Climate model show that the high temperature and precipitation during the super interglacials can’t be explained by changes in the Earth’s orbi or variations in atmospheric greenhouse gases alone, which geologists usually see as driving the glacial/interglacial pattern during ice ages.
That suggests that additional climate feedbacks are at work — and the researcher think that changes in Antarctica might be driving the changes at the other end of the Earth.
“We think there are two possible explanations that we regard as possible,” Melles said. “One is a change in the thermohaline circulation in the world’s ocean … that’s driven by Antarctic bottom water,” he said, explaining that a massive pool of extremely cold water that forms around Antarctica gradually spreads northward, adjusting the global heat balance of the oceans.
Other recent studies have shown that the amount of Antarctic bottom water appears to be dwindling rapidly.
“Our speculation is that, without the West Antarctic ice sheet, there is no upwelling in the North Pacific, making the North Pacific much warmer,” he said.

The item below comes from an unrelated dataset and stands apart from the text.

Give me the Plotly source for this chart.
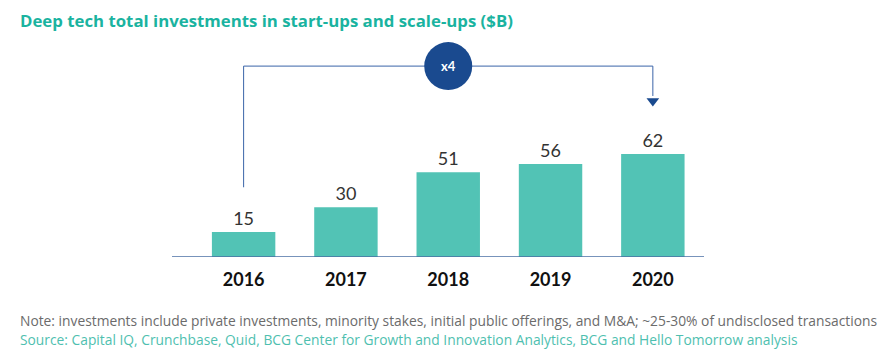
import plotly.graph_objects as go

years = ["2016", "2017", "2018", "2019", "2020"]
values = [15, 30, 51, 56, 62]
labels = ["15", "30", "51", "56", "62"]
multiplier = "x4"
title = "Deep tech total investments in start-ups and scale-ups ($B)"
note = "Note: investments include private investments, minority stakes, initial public offerings, and M&A; ~25-30% of undisclosed transactions"
source = "Source: Capital IQ, Crunchbase, Quid, BCG Center for Growth and Innovation Analytics, BCG and Hello Tomorrow analysis"

TEAL = "#52c3b5"
NAVY = "#1a4a8f"
LINE = "#3a64a8"

W, H = 896, 352
ml, mr, mt, mb = 172, 192, 20, 95
pw = W - ml - mr

fig = go.Figure()
fig.add_trace(go.Bar(
    x=list(range(len(years))), y=values, text=labels, textposition="outside",
    textfont=dict(family="Lato", size=18, color="#333333"),
    marker=dict(color=TEAL, line=dict(width=0)), width=0.62, cliponaxis=False,
    hoverinfo="skip"))

# arrow head over 2020
fig.add_trace(go.Scatter(x=[4], y=[94], mode="markers",
                         marker=dict(symbol="triangle-down", size=11, color=NAVY),
                         hoverinfo="skip"))

y_line = 115
fig.add_shape(type="line", x0=0, x1=0, y0=42, y1=y_line, line=dict(color=LINE, width=1))
fig.add_shape(type="line", x0=0, x1=4, y0=y_line, y1=y_line, line=dict(color=LINE, width=1))
fig.add_shape(type="line", x0=4, x1=4, y0=y_line, y1=97, line=dict(color=LINE, width=1))
fig.add_shape(type="circle", xref="x", yref="y", xsizemode="pixel", ysizemode="pixel",
              xanchor=2, yanchor=y_line, x0=-24, x1=24, y0=-24, y1=24,
              fillcolor=NAVY, line=dict(width=0))
fig.add_annotation(x=2, y=y_line, text="<b>" + multiplier + "</b>", showarrow=False,
                   font=dict(family="Lato", size=13, color="white"))

# baseline
fig.add_shape(type="line", xref="paper", yref="y", x0=0, x1=1, y0=0, y1=0,
              line=dict(color="#4a6fa5", width=1.5))

fig.add_annotation(xref="paper", yref="paper", x=-(ml - 18) / pw, y=1 + (mt - 20) / (H - mt - mb),
                   xanchor="left", yanchor="middle", showarrow=False,
                   text="<b>" + title + "</b>",
                   font=dict(family="Open Sans", size=16.8, color="#1ab3a0"))
fig.add_annotation(xref="paper", yref="paper", x=-(ml - 18) / pw, y=-(320 - (H - mb)) / (H - mt - mb),
                   xanchor="left", yanchor="middle", showarrow=False, text=note,
                   font=dict(family="Open Sans", size=13.8, color="#6b6b6b"))
fig.add_annotation(xref="paper", yref="paper", x=-(ml - 18) / pw, y=-(339 - (H - mb)) / (H - mt - mb),
                   xanchor="left", yanchor="middle", showarrow=False, text=source,
                   font=dict(family="Open Sans", size=13.8, color="#4fbfb0"))

fig.update_layout(
    width=W, height=H, margin=dict(l=ml, r=mr, t=mt, b=mb),
    paper_bgcolor="white", plot_bgcolor="white", showlegend=False,
    xaxis=dict(range=[-0.7, 4.5], tickvals=list(range(len(years))), ticktext=["<b>" + y + "</b>" for y in years],
               tickfont=dict(family="Lato", size=18, color="#111111"), showgrid=False,
               zeroline=False, showline=False, ticks="", ticklabelstandoff=10, fixedrange=True),
    yaxis=dict(range=[0, (H - mt - mb) / 1.66], visible=False, fixedrange=True),
)

fig.write_html("out.html")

The warmer ocean surface could also explain the sediment record of much higher precipitation during the extraordinarily warm super-interglacials.
“Second, if you melt the West Antarctic ice sheet, sea level is five meters higher. Then you significantly increase the size of the gateway between the Pacific and the Arctic Ocean … through the Bering Strait. If you increase this warm water intrusion into the Arctic ocean … it affects the surrounding land masses,” he said.
The West Antarctic ice sheet is decreasing right now. It could drive these changes that we’re describing in this paper,” Melles concluded.